Outre l'obligation de préserver le patrimoine, sa valorisation permet le développement des territoires, notamment d'un point de vue économique. Je préside par exemple l'association Les Dominicains de Haute-Alsace, qui gère un centre culturel de rencontre dans la ville de Guebwiller. Situé dans une ancienne vallée textile enclavée, ce centre permet aux entreprises du secteur de recruter plus aisément. Ainsi, différentes études ont démontré qu'un euro investi dans le patrimoine génère pour le territoire de 28 à 31 euros.

Les contributions des départements au patrimoine sont très hétérogènes. Le département est un échelon de proximité, ce qui lui permet de remplir un rôle de coordonnateur des actions culturelles territoriales. Néanmoins, il existe trois formes de participation des départements dans ce domaine. Ainsi, certains d'entre eux se concentrent principalement sur leurs compétences obligatoires : les archives ; la lecture publique ; les schémas d'enseignement artistique. Certains s'investissent davantage sur la solidarité humaine et territoriale, estimant que leur priorité doit être le renforcement du lien social et le développement culturel des territoires. C'est le cas par exemple du département du Puy-de-Dôme ou de l'Eure.

Certains, tels le Rhin, la Dordogne, la Charente, ou l'Allier ont conservé un investissement global dans tout le champ de la culture. Ils estiment devoir pallier un déficit de l'offre culturelle, et travailler à un maillage équitable entre leurs différents territoires. Il convient de souligner une nette tendance des départements à investir dans le patrimoine. Le Haut-Rhin a par exemple adopté en 2018 un plan patrimoine doté de 9 millions d'euros, sur un budget total légèrement inférieur à 800 millions d'euros. Quant au département de la Vienne, il a annoncé un rehaussement de son plan patrimoine. L'Eure a pour sa part consacré plus de 20 % de son budget culture au patrimoine.

Nous ressentons également le besoin d'une meilleure association des départements aux décisions qui impactent les politiques locales de conservation du patrimoine. Le projet de loi de finances pour 2020 confirme les crédits dédiés au patrimoine, qui demeurent relativement stables. Néanmoins, ces crédits restent inférieurs de 5,6 % à ceux du budget exécutoire de 2012. Il convient également de souligner que les crédits des monuments historiques ont augmenté d'environ 4 % entre 2018 et 2019. Néanmoins, ceux alloués aux archives connaissent une baisse significative, de l'ordre de 18 %.

Ce programme témoigne de la priorité accordée au patrimoine des monuments historiques, et en particulier aux grands projets.

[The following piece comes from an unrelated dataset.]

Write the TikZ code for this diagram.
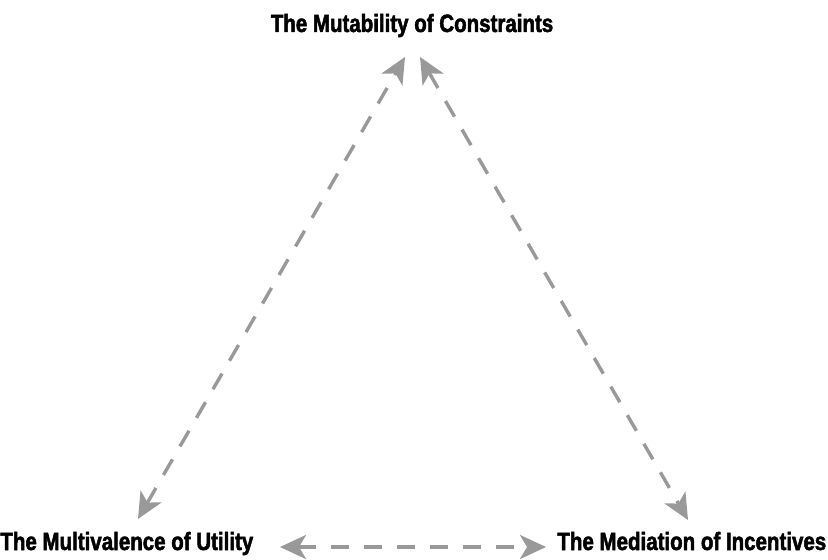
\documentclass[tikz,border=0pt]{standalone}
\usepackage{fontspec}
\setmainfont{Liberation Sans}[FakeStretch=0.82, BoldFeatures={FakeBold=2}]
\usepackage{tikz}
\usetikzlibrary{arrows.meta}

\begin{document}
\begin{tikzpicture}[x=0.5pt, y=-0.5pt,
	every node/.style={font=\fontsize{12.5}{14}\selectfont\bfseries, inner sep=0pt},
	link/.style={draw=black!40, line width=1.7pt, dash pattern=on 9pt off 7.5pt,
		{Stealth[length=13pt, width=12pt, inset=3.5pt]}-{Stealth[length=13pt, width=12pt, inset=3.5pt]}}]
	\useasboundingbox (0,0) rectangle (828,560);

	% --- 三个角上的标题 ---
	\node[anchor=base] (cons) at (412,32) {The Mutability of Constraints};
	\node[anchor=base west] (util) at (0,550) {The Multivalence of Utility};
	\node[anchor=base west] (ince) at (557,550) {The Mediation of Incentives};

	% 箭头端点
	\coordinate (cons-l) at (405,57);
	\coordinate (cons-r) at (420,57);
	\coordinate (util-t) at (138,519);
	\coordinate (util-r) at (280,547);
	\coordinate (ince-t) at (688,520);
	\coordinate (ince-l) at (546,547);

	% --- 双向虚线箭头 ---
	\draw[link] (util-t) -- (cons-l);
	\draw[link] (cons-r) -- (ince-t);
	\draw[link] (util-r) -- (ince-l);

\end{tikzpicture}
\end{document}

À ce titre, il est possible d'évoquer les grands chantiers, tels que ceux du Grand Palais (60 millions d'euros), ou du château de Villers-Cotterêts (55 millions d'euros). Dans le même temps, la restauration des monuments historiques, hors grands projets, n'augmente que de 1,3 %. Les départements s'inquiètent donc de ces orientations.

Je salue également l'initiative de Stéphane Bern avec le loto du patrimoine. Celui-ci permet de mettre en lumière la diversité du patrimoine monumental français, mais également de lutter contre sa dégradation. Des investissements d'ampleur en la matière s'avèrent en effet nécessaires. Les départements encouragent donc cette initiative, dont les montants apparaissent néanmoins insuffisants pour constituer une aide significative. En effet, le loto du patrimoine a généré 200 millions d'euros de recettes en 2018. Sur cette somme, seuls 22 millions d'euros ont été destinés au patrimoine, alors que 14 millions d'euros ont été prélevés en taxes. La proposition du Sénat de supprimer ces taxes dans le projet de loi de finances pour 2020 s'est heurtée à l'opposition de l'Assemblée nationale. Les départements ne peuvent que déplorer le maintien de cette taxation, qui leur fait craindre une baisse des montants destinés du patrimoine.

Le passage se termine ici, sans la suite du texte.